*Data section*
"""
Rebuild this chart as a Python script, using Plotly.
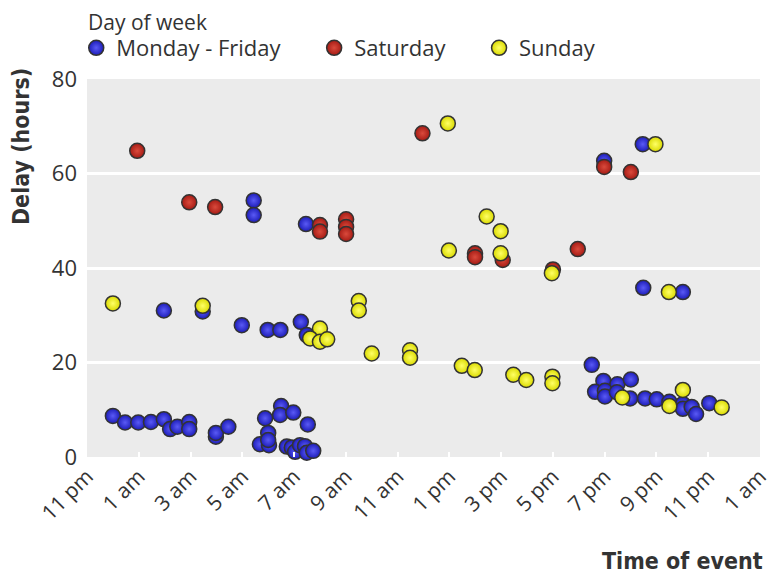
import plotly.graph_objects as go

# Time of event in hours (0 = midnight, -1 = 11 pm previous evening), delay in hours
weekday_time = [5.44, 5.44, 7.46, 1.97, 3.47, 4.98, 5.98, 6.47, 7.26, 7.49,
                0.0, 0.47, 0.98, 1.47, 1.97, 2.21, 2.49, 2.95, 2.95, 3.98,
                3.98, 4.46, 5.88, 6.0, 5.68, 6.03, 6.0, 6.50, 6.46, 6.97,
                7.53, 6.72, 6.91, 7.04, 7.23, 7.42, 7.49, 7.74,
                18.98, 20.47, 20.49, 22.02, 18.50, 18.95, 19.49, 20.01, 18.63, 19.01,
                19.01, 19.47, 19.98, 20.56, 21.01, 21.50, 22.02, 22.02, 22.36, 22.53, 23.04]
weekday_delay = [54.3, 51.2, 49.3, 31.0, 30.8, 27.9, 26.9, 26.9, 28.6, 25.8,
                 8.7, 7.3, 7.3, 7.4, 8.0, 5.9, 6.4, 7.4, 5.9, 4.3,
                 5.1, 6.4, 8.2, 5.1, 2.7, 2.5, 3.6, 10.8, 8.9, 9.4,
                 6.9, 2.2, 2.0, 1.1, 2.5, 2.3, 0.9, 1.3,
                 62.7, 66.2, 35.8, 34.9, 19.5, 16.1, 15.4, 16.4, 13.8, 14.0,
                 12.8, 13.7, 12.4, 12.4, 12.2, 11.7, 11.2, 10.2, 10.6, 9.1, 11.4]

saturday_time = [0.94, 2.95, 3.95, 8.0, 8.0, 9.01, 9.01, 9.01, 11.96, 18.98,
                 20.01, 13.99, 13.99, 15.06, 17.0, 17.96]
saturday_delay = [64.8, 53.9, 52.9, 49.1, 47.7, 50.3, 48.7, 47.2, 68.5, 61.4,
                  60.3, 43.1, 42.3, 41.7, 39.7, 44.0]

sunday_time = [0.0, 3.47, 8.0, 7.62, 8.0, 8.28, 9.50, 9.50, 10.0, 12.94,
               20.96, 14.44, 14.98, 12.98, 14.98, 16.96, 21.48, 11.48, 11.48, 13.48,
               13.98, 15.47, 15.97, 16.98, 16.98, 22.02, 19.68, 21.50, 23.52]
sunday_delay = [32.5, 32.0, 27.2, 25.1, 24.4, 24.9, 33.0, 31.0, 21.9, 70.6,
                66.2, 50.9, 47.8, 43.7, 43.1, 38.9, 34.9, 22.6, 21.0, 19.3,
                18.4, 17.4, 16.3, 17.0, 15.6, 14.2, 12.6, 10.8, 10.5]

tick_vals = [-1, 1, 3, 5, 7, 9, 11, 13, 15, 17, 19, 21, 23, 25]
tick_text = ["11 pm", "1 am", "3 am", "5 am", "7 am", "9 am", "11 am",
             "1 pm", "3 pm", "5 pm", "7 pm", "9 pm", "11 pm", "1 am"]

FONT = "Open Sans, Noto Sans, DejaVu Sans, sans-serif"
BOLD = "DejaVu Sans Condensed, Liberation Sans Narrow, sans-serif"
TXT = "#333333"
PAD = "\u00a0" * 5

series = [
    ("Monday - Friday", weekday_time, weekday_delay, "#1C1CB8", "#5A5AF5"),
    ("Saturday", saturday_time, saturday_delay, "#A51B14", "#DA4A3C"),
    ("Sunday", sunday_time, sunday_delay, "#DADA00", "#FFFF66"),
]

fig = go.Figure()
for name, xs, ys, col, hi in series:
    fig.add_trace(go.Scatter(
        x=xs, y=ys, mode="markers", name=name + PAD, cliponaxis=False,
        marker=dict(size=15, color=col,
                    gradient=dict(type="radial", color=hi),
                    line=dict(color="#333333", width=1.5)),
    ))

fig.update_layout(
    width=768, height=569,
    margin=dict(l=79, r=16, t=71, b=120, autoexpand=False),
    paper_bgcolor="white", plot_bgcolor="#EBEBEB",
    font=dict(family=FONT, size=22, color=TXT),
    showlegend=True,
    legend=dict(orientation="h", x=-0.016, xanchor="left", y=1.082, yanchor="middle",
                font=dict(family=FONT, size=22, color=TXT),
                bgcolor="rgba(0,0,0,0)", itemclick=False, itemdoubleclick=False),
    xaxis=dict(range=[-1, 25], tickmode="array", tickvals=tick_vals, ticktext=tick_text,
               tickangle=-45, showgrid=False, zeroline=False, showline=False,
               ticks="inside", ticklen=5, tickwidth=2, tickcolor="white",
               tickfont=dict(family=FONT, size=21, color=TXT), ticklabelstandoff=2),
    yaxis=dict(range=[0, 80], tickvals=[0, 20, 40, 60, 80], showgrid=True,
               gridcolor="white", gridwidth=2.5, zeroline=False, showline=False,
               ticks="", tickfont=dict(family=FONT, size=22, color=TXT),
               ticklabelstandoff=9),
    annotations=[
        dict(text="Day of week", xref="paper", yref="paper", x=0, y=1.150,
             xanchor="left", yanchor="middle", showarrow=False, borderpad=0,
             font=dict(family=FONT, size=21, color=TXT)),
        dict(text="<b>Delay (hours)</b>", xref="paper", yref="paper", x=-0.098, y=0.82,
             xanchor="center", yanchor="middle", textangle=-90, showarrow=False,
             borderpad=0, font=dict(family=BOLD, size=23, color=TXT)),
        dict(text="<b>Time of event</b>", xref="paper", yref="paper", x=1.007, y=-0.275,
             xanchor="right", yanchor="middle", showarrow=False,
             font=dict(family=BOLD, size=23, color=TXT)),
    ],
)

fig.write_html("out.html")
"""
*The problem*
Return the material line for line, from its beginning to the line that contains "import plotly.graph_objects as go", with the pictures left out.

*Task response*
Rebuild this chart as a Python script, using Plotly.
import plotly.graph_objects as go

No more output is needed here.